- What you need to do
Extract the lines of the material below, beginning with the first and ending with the line that holds "const H = 328;". Skip every picture.
* * * * *
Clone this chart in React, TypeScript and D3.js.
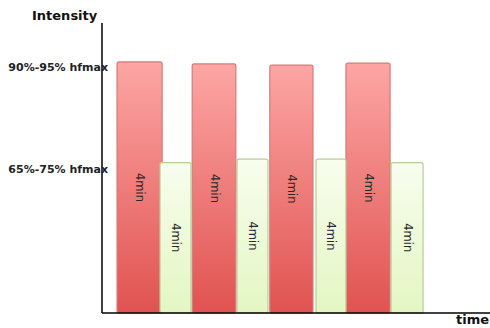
import React from "react";
import * as d3 from "d3";

const W = 490;
const H = 328;

// time intervals (arbitrary time units) and intensity (% of axis height)
const workStart = [1.55, 9.3, 17.3, 25.15];
const workEnd = [6.2, 13.8, 21.75, 29.7];
const workLevel = [86.3, 85.6, 85.2, 85.9];

const restStart = [5.98, 13.92, 22.06, 29.8];
const restEnd = [9.18, 17.11, 25.15, 33.1];
const restLevel = [51.7, 52.9, 52.9, 51.7];

const segmentLabel = "4min";

const yTickValues = [84.2, 49.1];
const yTickLabels = ["90%-95% hfmax", "65%-75% hfmax"];

const yTitle = "Intensity";
const xTitle = "time";

export default function App() {
  const axisX = 102;
  const axisY = 313;
  const x = d3.scaleLinear().domain([0, 40]).range([axisX, W]);
  const y = d3.scaleLinear().domain([0, 100]).range([axisY, 22]);

  const work = workStart.map((s, i) => ({ s, e: workEnd[i], v: workLevel[i] }));
  const rest = restStart.map((s, i) => ({ s, e: restEnd[i], v: restLevel[i] }));

  const font = "'DejaVu Sans', Verdana, sans-serif";

  const bar = (d: { s: number; e: number; v: number }, i: number, kind: string) => {
    const x0 = x(d.s);
    const x1 = x(d.e);
    const y0 = y(d.v);
    const cx = (x0 + x1) / 2;
    const cy = (y0 + axisY) / 2;
    return (
      <g key={kind + i}>
        <rect
          x={x0}
          y={y0}
          width={x1 - x0}
          height={axisY - y0}
          rx={2}
          fill={`url(#${kind}Grad)`}
          stroke={kind === "work" ? "#d47c7a" : "#b8cc98"}
          strokeWidth={1.2}
        />
        <text
          transform={`translate(${cx},${cy}) rotate(90)`}
          textAnchor="middle"
          dominantBaseline="middle"
          fontFamily={font}
          fontSize={11.5}
          fill="#2a2a2a"
        >
          {segmentLabel}
        </text>
      </g>
    );
  };

  return (
    <svg
      width={W}
      height={H}
      style={{ position: "absolute", left: 0, top: 0, background: "#fff" }}
    >
      <defs>
        <linearGradient id="workGrad" x1="0" y1="0" x2="0" y2="1">
          <stop offset="0%" stopColor="#fca6a4" />
          <stop offset="100%" stopColor="#e05351" />
        </linearGradient>
        <linearGradient id="restGrad" x1="0" y1="0" x2="0" y2="1">
          <stop offset="0%" stopColor="#f8fdee" />
          <stop offset="100%" stopColor="#e3f6c2" />
        </linearGradient>
      </defs>
      <rect width={W} height={H} fill="#fff" />
      {work.map((d, i) => bar(d, i, "work"))}
      {rest.map((d, i) => bar(d, i, "rest"))}
      <line x1={axisX} x2={axisX} y1={23} y2={axisY} stroke="#000" strokeWidth={1.5} />
      <line x1={axisX} x2={W} y1={axisY} y2={axisY} stroke="#000" strokeWidth={1.5} />
      {yTickValues.map((v, i) => (
        <text
          key={i}
          x={108}
          y={y(v)}
          textAnchor="end"
          dominantBaseline="middle"
          fontFamily={font}
          fontWeight="bold"
          fontSize={11}
          fill="#222"
        >
          {yTickLabels[i]}
        </text>
      ))}
      <text x={32} y={20} fontFamily={font} fontWeight="bold" fontSize={13} fill="#111">
        {yTitle}
      </text>
      <text x={456} y={324} fontFamily={font} fontWeight="bold" fontSize={13} fill="#111">
        {xTitle}
      </text>
    </svg>
  );
}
* * * * *
- Task output
Clone this chart in React, TypeScript and D3.js.
import React from "react";
import * as d3 from "d3";

const W = 490;
const H = 328;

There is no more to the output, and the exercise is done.